Mi piace il blog e uso diversi social (sicuramente non al meglio), ma ritengo abbiano un’utilità solo indiretta: creano rapporti, quindi ti fanno anche vendere, ma meno di quanto ti aspetti. I numeri, per esempio, non hanno senso. Puoi avere tremila likes su FB, ma vendere cinquanta copie dei tuoi libri. C’è di tutto in giro, e ogni autore usa più o meno le stesse strategie, perciò l’attenzione che le persone dedicano a questo genere di cose è minima. Per avere un impatto diverso credo che si debba essere molto originali nella promozione e dedicarle molto tempo.

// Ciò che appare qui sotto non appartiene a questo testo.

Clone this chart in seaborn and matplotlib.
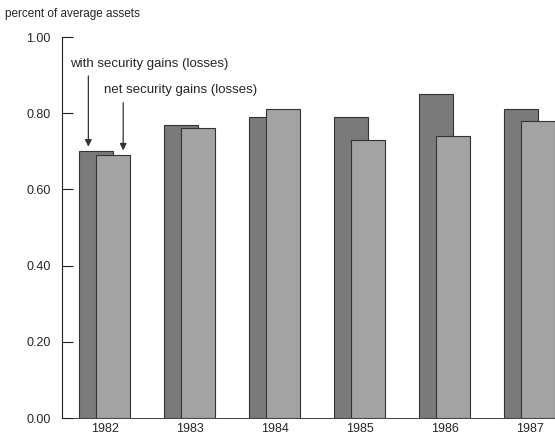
import numpy as np
import pandas as pd
import seaborn as sns
import matplotlib.pyplot as plt

years = [1982, 1983, 1984, 1985, 1986, 1987]
with_gains = [0.70, 0.77, 0.79, 0.79, 0.85, 0.81]
net_gains = [0.69, 0.76, 0.81, 0.73, 0.74, 0.78]

sns.set_style('white')
plt.rcParams['font.family'] = ['Liberation Sans', 'DejaVu Sans']

fig = plt.figure(figsize=(5.55, 4.48), dpi=100)
ax = fig.add_axes([62/555, 30/448, 493/555, 381/448])

x = np.array(years, dtype=float)
w = 0.39
ax.bar(x - 0.10, with_gains, width=w, color='#7a7a7a', edgecolor='#333333', linewidth=0.8)
ax.bar(x + 0.10, net_gains, width=w, color='#a3a3a3', edgecolor='#333333', linewidth=0.8)

ax.set_xlim(1981.5, 1987.3)
ax.set_ylim(0, 1.0)
ax.set_xticks(years)
ax.set_xticklabels([str(y) for y in years], fontsize=9)
ax.set_yticks([0, 0.2, 0.4, 0.6, 0.8, 1.0])
ax.set_yticklabels(['0.00', '0.20', '0.40', '0.60', '0.80', '1.00'], fontsize=9)
ax.tick_params(axis='y', left=True, direction='in', length=8, pad=8, color='#222222')
ax.tick_params(axis='x', length=0)
for s in ['top', 'right']:
    ax.spines[s].set_visible(False)
ax.spines['left'].set_color('#222222')
ax.spines['bottom'].set_color('#222222')
ax.spines['bottom'].set_linewidth(0.6)

fig.text(5/555, 1 - 14/448, 'percent of average assets', fontsize=8.5, va='center')
ax.text(1981.6, 0.93, 'with security gains (losses)', fontsize=9.5, va='center')
ax.text(1982.0, 0.86, 'net security gains (losses)', fontsize=9.5, va='center')
ax.annotate('', xy=(1982 - 0.19, 0.705), xytext=(1982 - 0.19, 0.905),
            arrowprops=dict(arrowstyle='-|>', color='#333333', lw=0.9))
ax.annotate('', xy=(1982 + 0.22, 0.695), xytext=(1982 + 0.22, 0.835),
            arrowprops=dict(arrowstyle='-|>', color='#333333', lw=0.9))

fig.savefig('out.png', dpi=100)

Teniamo presente che i contatti di un buon blogger americano si contano a migliaia, se non decine di migliaia… per noi è un po’ diverso.
Daniele Imperi
Grazie.
Mmm… no, non mi sto focalizzando su argomenti nuovi
Hai ragione sull’utiltà indiretta e anche sui numeri. Secondo me va fatta una promozione specifica per ogni libro. E per fare questo ci vuole tempo, ovvio.
Purtroppo l’italiano è parlato solo da noi. Con l’inglese ti rivolgi a tutto il mondo, quindi da quel punto di vista sei più avvantaggiato.